Professor Boahen: Obenfo Odupon Nantew Yiye [Eminent Intellectual Rest
In Peace]
Very recently, Professor Boahen's peers and former students
have honored him with a festschrift, edited by Toyin Falola and
entitled, Ghana in Africa and the World: Essays in Honor of Adu Boahen,
(Africa World Press, Inc., 2003). This book, a testimony to Professor
Boahen's enduring scholarship, lauds his role not only as a pacesetter
in Africanist historiography, but also as a popular intellectual who
fought for democracy and human rights at a time when Ghana was planted
in a pit of military dictatorship. Overall, "even in death," as the Akan
eschatological saying goes, Professor Boahen has bequeathed to
generations of historians an eminent chronicler's craft pivoted on
intellectual capital, unvarnished statements of facts, and an edifice of
theoretical precision. Indeed, in the area of methodology, his use of
solid evidence, appeal to historiography, and recourse to comparative
historical perspectives is commendable. His methodological
fortifications leave little room for his critics, but enable him
liberate African history from unwarranted universalism of
Eurocentricism.
Indeed, as long as there is abakosem [a history] of the Europeans in
Africa, Professor Boahen's ideas will continue to be an illuminating
frontispiece to whatever discussions that will emerge. That Professor
Boahen applied his historian's craft to liberate his native Ghana from
the political debauchery of military dictatorship is now a part of
Ghanaian history. His evergreen ideas of democracy will forever serve as
signposts along pathways of democratic governance in Ghana. In sum,
Professor Adu Boahen's place in the kinship of eminent African
historians is assured, and Ghanaians, including his avid political
detractors, will forever remember him as the prolific public
intellectual, who used his monumental historian's craft to deliver them
from the vortex of military dictatorship, thereby anchoring Ghana in a
congenial democratic precinct.
ODUPON ATUTU! OBENFO BOAHEN ODUPON, NANTEW YIYE, NANTEW YIYE!

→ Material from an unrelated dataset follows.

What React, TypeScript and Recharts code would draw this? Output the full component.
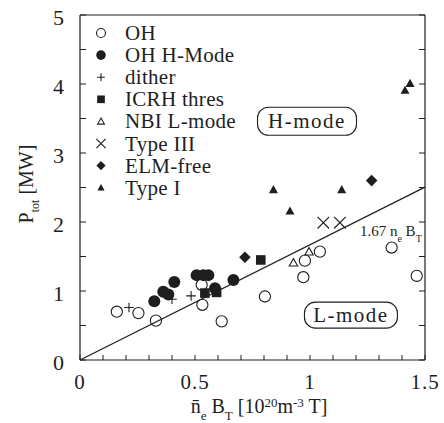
import { ScatterChart, Scatter, XAxis, YAxis, ReferenceLine, ReferenceDot, Legend } from 'recharts';

const FONT = 'Liberation Serif, Times New Roman, Times, serif';
const INK = '#1e1e1e';

// axis ticks
const xTicks = [0, 0.1, 0.2, 0.3, 0.4, 0.5, 0.6, 0.7, 0.8, 0.9, 1, 1.1, 1.2, 1.3, 1.4, 1.5];
const xTickLabels = ['0', '0.5', '1', '1.5'];
const yTicks = [0, 0.5, 1, 1.5, 2, 2.5, 3, 3.5, 4, 4.5, 5];
const yTickLabels = ['0', '1', '2', '3', '4', '5'];

// measured points [n_e B_T, P_tot]
const ohPts = [
  [0.16, 0.7], [0.254, 0.68], [0.33, 0.57], [0.532, 0.8], [0.529, 1.09], [0.616, 0.56],
  [0.804, 0.92], [0.971, 1.2], [0.978, 1.44], [1.043, 1.57], [1.355, 1.63], [1.464, 1.22],
];
const ohHModePts = [
  [0.323, 0.85], [0.362, 0.99], [0.384, 0.95], [0.41, 1.13], [0.507, 1.23],
  [0.536, 1.23], [0.558, 1.23], [0.587, 1.04], [0.667, 1.16],
];
const ditherPts = [[0.213, 0.76], [0.4, 0.88], [0.483, 0.93]];
const icrhPts = [[0.543, 0.97], [0.594, 0.98], [0.786, 1.45]];
const nbiPts = [[0.928, 1.41], [0.996, 1.57]];
const type3Pts = [[1.058, 1.99], [1.13, 1.99]];
const elmFreePts = [[0.717, 1.49], [1.268, 2.6]];
const type1Pts = [[0.841, 2.47], [0.913, 2.16], [1.138, 2.47], [1.413, 3.91], [1.435, 4.01]];

// scaling law P = 1.67 n_e B_T
const fitSlope = 1.67;
const fitRange = [0, 1.5];

// annotation anchors (data coords)
const hModePos = [0.987, 3.46];
const lModePos = [1.178, 0.65];
const fitLabelPos = [1.217, 1.8];

type Kind = 'openCircle' | 'dot' | 'plus' | 'square' | 'openTri' | 'cross' | 'diamond' | 'tri';

const series: { name: string; kind: Kind; pts: number[][] }[] = [
  { name: 'OH', kind: 'openCircle', pts: ohPts },
  { name: 'OH H-Mode', kind: 'dot', pts: ohHModePts },
  { name: 'dither', kind: 'plus', pts: ditherPts },
  { name: 'ICRH thres', kind: 'square', pts: icrhPts },
  { name: 'NBI L-mode', kind: 'openTri', pts: nbiPts },
  { name: 'Type III', kind: 'cross', pts: type3Pts },
  { name: 'ELM-free', kind: 'diamond', pts: elmFreePts },
  { name: 'Type I', kind: 'tri', pts: type1Pts },
];

function marker(kind: Kind, cx: number, cy: number, s = 1) {
  const sw = 1.1;
  switch (kind) {
    case 'openCircle':
      return <circle cx={cx} cy={cy} r={5.6 * s} fill="none" stroke={INK} strokeWidth={sw} />;
    case 'dot':
      return <circle cx={cx} cy={cy} r={6 * s} fill={INK} />;
    case 'plus': {
      const h = 4.8 * s;
      return (
        <path d={`M${cx - h},${cy}H${cx + h}M${cx},${cy - h}V${cy + h}`} stroke={INK} strokeWidth={sw} fill="none" />
      );
    }
    case 'square': {
      const h = 4.8 * s;
      return <rect x={cx - h} y={cy - h} width={2 * h} height={2 * h} fill={INK} />;
    }
    case 'openTri': {
      const h = 4.2 * s;
      return (
        <path d={`M${cx},${cy - h}L${cx + h},${cy + h * 0.8}L${cx - h},${cy + h * 0.8}Z`} fill="none" stroke={INK} strokeWidth={sw} />
      );
    }
    case 'cross': {
      const h = 5.8 * s;
      return (
        <path d={`M${cx - h},${cy - h}L${cx + h},${cy + h}M${cx + h},${cy - h}L${cx - h},${cy + h}`} stroke={INK} strokeWidth={sw} fill="none" />
      );
    }
    case 'diamond': {
      const h = 5.8 * s;
      return <path d={`M${cx},${cy - h}L${cx + h},${cy}L${cx},${cy + h}L${cx - h},${cy}Z`} fill={INK} />;
    }
    case 'tri': {
      const h = 4.5 * s;
      return <path d={`M${cx},${cy - h}L${cx + h},${cy + h * 0.8}L${cx - h},${cy + h * 0.8}Z`} fill={INK} />;
    }
  }
  return null;
}

const txt = { fill: INK, style: { fontFamily: FONT } };

const BottomTick = (props: any) => {
  const { x, y, payload } = props;
  const label = String(payload.value);
  return (
    <g>
      <line x1={x} y1={y} x2={x} y2={y - 5} stroke={INK} strokeWidth={1} />
      {xTickLabels.includes(label) && (
        <text x={x} y={y + 29} textAnchor="middle" fontSize={21} letterSpacing={1} {...txt}>
          {label}
        </text>
      )}
    </g>
  );
};

const TopTick = (props: any) => {
  const { x, y } = props;
  return <line x1={x} y1={y} x2={x} y2={y + 5} stroke={INK} strokeWidth={1} />;
};

const LeftTick = (props: any) => {
  const { x, y, payload } = props;
  const label = String(payload.value);
  return (
    <g>
      <line x1={x} y1={y} x2={x + 6} y2={y} stroke={INK} strokeWidth={1} />
      {yTickLabels.includes(label) && (
        <text x={x - 16} y={y + 10} textAnchor="end" fontSize={22} {...txt}>
          {label}
        </text>
      )}
    </g>
  );
};

const RightTick = (props: any) => {
  const { x, y } = props;
  return <line x1={x} y1={y} x2={x - 6} y2={y} stroke={INK} strokeWidth={1} />;
};

const XTitle = () => (
  <text x={259} y={413} textAnchor="middle" fontSize={20} {...txt}>
    <tspan>n̄</tspan>
    <tspan fontSize={13} dy={7}>e</tspan>
    <tspan dy={-7}> B</tspan>
    <tspan fontSize={13} dy={7}>T</tspan>
    <tspan dy={-7}> [10</tspan>
    <tspan fontSize={13} dy={-6}>20</tspan>
    <tspan dy={6}>m</tspan>
    <tspan fontSize={13} dy={-6}>-3</tspan>
    <tspan dy={6}> T]</tspan>
  </text>
);

const YTitle = () => (
  <text x={0} y={0} transform="translate(33,184) rotate(-90)" textAnchor="middle" fontSize={20} {...txt}>
    <tspan>P</tspan>
    <tspan fontSize={12} dy={6}>tot</tspan>
    <tspan dy={-6}> [MW]</tspan>
  </text>
);

const modeBox = (label: string, w: number, h: number) => (p: any) => (
  <g>
    <rect x={p.cx - w / 2} y={p.cy - h / 2} width={w} height={h} rx={11} fill="#fff" stroke={INK} strokeWidth={1.1} />
    <text x={p.cx} y={p.cy + 7} textAnchor="middle" fontSize={21} letterSpacing={1.5} {...txt}>
      {label}
    </text>
  </g>
);

const fitLabel = (p: any) => (
  <text x={p.cx} y={p.cy} fontSize={15} {...txt}>
    <tspan>1.67 n</tspan>
    <tspan fontSize={10} dy={6}>e</tspan>
    <tspan dy={-6}> B</tspan>
    <tspan fontSize={10} dy={6}>T</tspan>
  </text>
);

const renderLegend = () => (
  <svg width={160} height={185}>
    {series.map((s, i) => {
      const cy = 13 + 22.1 * i;
      return (
        <g key={s.name}>
          {marker(s.kind, 11, cy, 0.8)}
          <text x={35} y={cy + 7} fontSize={21} letterSpacing={0.3} {...txt}>
            {s.name}
          </text>
        </g>
      );
    })}
  </svg>
);

export default function App() {
  const fitData = fitRange.map((x) => ({ x, y: fitSlope * x }));
  return (
    <div style={{ position: 'absolute', left: 0, top: 0, background: '#fff', fontFamily: FONT }}>
      <ScatterChart width={444} height={423} margin={{ top: 0, right: 0, bottom: 0, left: 0 }} style={{ fontFamily: FONT }}>
        <XAxis
          dataKey="x"
          type="number"
          domain={[0, 1.5]}
          ticks={xTicks}
          interval={0}
          allowDataOverflow
          height={63}
          tickLine={false}
          tickSize={0}
          tickMargin={0}
          tick={BottomTick}
          axisLine={{ stroke: INK, strokeWidth: 1.2 }}
          label={<XTitle />}
        />
        <XAxis
          xAxisId="top"
          orientation="top"
          type="number"
          domain={[0, 1.5]}
          ticks={xTicks}
          interval={0}
          allowDataOverflow
          height={15}
          tickLine={false}
          tickSize={0}
          tickMargin={0}
          tick={TopTick}
          axisLine={{ stroke: INK, strokeWidth: 1.2 }}
        />
        <YAxis
          dataKey="y"
          type="number"
          domain={[0, 5]}
          ticks={yTicks}
          interval={0}
          allowDataOverflow
          width={80}
          tickLine={false}
          tickSize={0}
          tickMargin={0}
          tick={LeftTick}
          axisLine={{ stroke: INK, strokeWidth: 1.2 }}
          label={<YTitle />}
        />
        <YAxis
          yAxisId="right"
          orientation="right"
          type="number"
          domain={[0, 5]}
          ticks={yTicks}
          interval={0}
          allowDataOverflow
          width={19}
          tickLine={false}
          tickSize={0}
          tickMargin={0}
          tick={RightTick}
          axisLine={{ stroke: INK, strokeWidth: 1.2 }}
        />
        <ReferenceLine segment={[fitData[0], fitData[1]]} stroke={INK} strokeWidth={1.2} />
        <ReferenceDot x={hModePos[0]} y={hModePos[1]} shape={modeBox('H-mode', 99, 28)} />
        <ReferenceDot x={lModePos[0]} y={lModePos[1]} shape={modeBox('L-mode', 93, 26)} />
        <ReferenceDot x={fitLabelPos[0]} y={fitLabelPos[1]} shape={fitLabel} />
        {series.map((s) => (
          <Scatter
            key={s.name}
            name={s.name}
            data={s.pts.map(([x, y]) => ({ x, y }))}
            isAnimationActive={false}
            shape={(p: any) => marker(s.kind, p.cx, p.cy)}
          />
        ))}
        <Legend
          layout="vertical"
          align="center"
          verticalAlign="middle"
          content={renderLegend}
          wrapperStyle={{ left: 90, top: 20, width: 160, height: 185 }}
        />
      </ScatterChart>
    </div>
  );
}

BOAHEN A OKYEKYE OMAN, ADU A ODUA OMAN, NANTEW YIYE, YIYE!
[BOAHEN, THE GREAT SCHOLAR AND ADU THE NATION BUILDER, REST IN PEACE]
**WITH PERMISSION: Parts of this Tribute are Excerpted and Abridged from
Kwabena O. Akurang-Parry, "A. Adu Boahen" in Toyin Falola (ed.), The
Dark Webs: Perspectives on Colonialism in Africa (Durham, North
Carolina: Carolina Academic Press, 2005), 379-398.